A story of life high in tall trees is reaching the Big Apple as The New Yorker magazine, in its current edition, profiles Humboldt State University Professor Steve Sillett's research in the canopy of old-growth redwood forests.

The 14,000-word article, titled "Climbing the Redwoods," describes Sillett's efforts as the first scientist to map the canopy that the 2000-year-old redwoods create, which turned out to be very different from the way scientists envisioned it. Writer Richard Preston joined Sillett and Sillett's wife, Marie Antoine, on their ascents more than 300 feet into the trees.

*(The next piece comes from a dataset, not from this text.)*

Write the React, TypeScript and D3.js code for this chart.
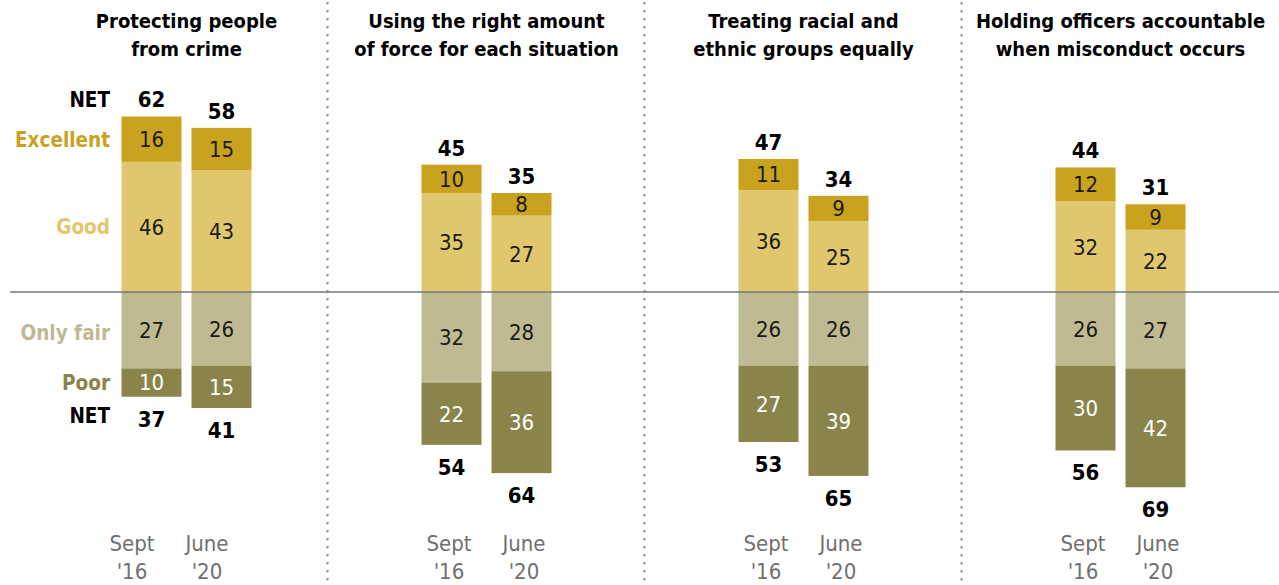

Preston reports that "on July 30, 2000, an amateur redwood researcher...discovered what is currently believed to be the world's tallest tree." Now measuring 372 feet, 2 inches, it is currently growing roughly four inches taller a year.

Of climbing these enormous trees, Sillett says in the article, "The thing I fear most is a falling branch that hooks on my rope. It would slide down the rope into me, and it would tear through my body cavity."

The issue, dated Feb. 14 and 21, 2005, is currently available at news stands that carry The New Yorker.

In the land of Manhattan skyscrapers, the article has received "precious little media attention," said Preston, which has left the writer somewhat surprised, but then he acknowledged, "The tone is quiet and reflective." He said he has heard from many readers who experienced a sense of awe and wonder as they read the account of life at the top of the forest.

Preston joined Sillett on a climb up one of the tallest coastal redwoods. Dubbed "Adventure," it rises 334 feet up from its 16-foot-wide base – through an elevated community of chirping wren tits, clinging lichens, fruitful huckleberry bushes and other organisms – to its dead crown. Along the way up, age had inserted "rot pockets," and Sillett had installed monitoring instrumentation called bioprobes.

Reporting from near the top, Preston writes: "Adventure began to do something that felt like slow breathing. Each sway of the tree took several seconds to complete. The redwoods around Adventure were also tracing deep, slow sways, and their movements were independent to one another: they were going in different directions. The trees seemed intensely alive."

Preston, who wrote the books "The Hot Zone" and "The Demon in the Freezer," is at work on a book about climbing the redwoods.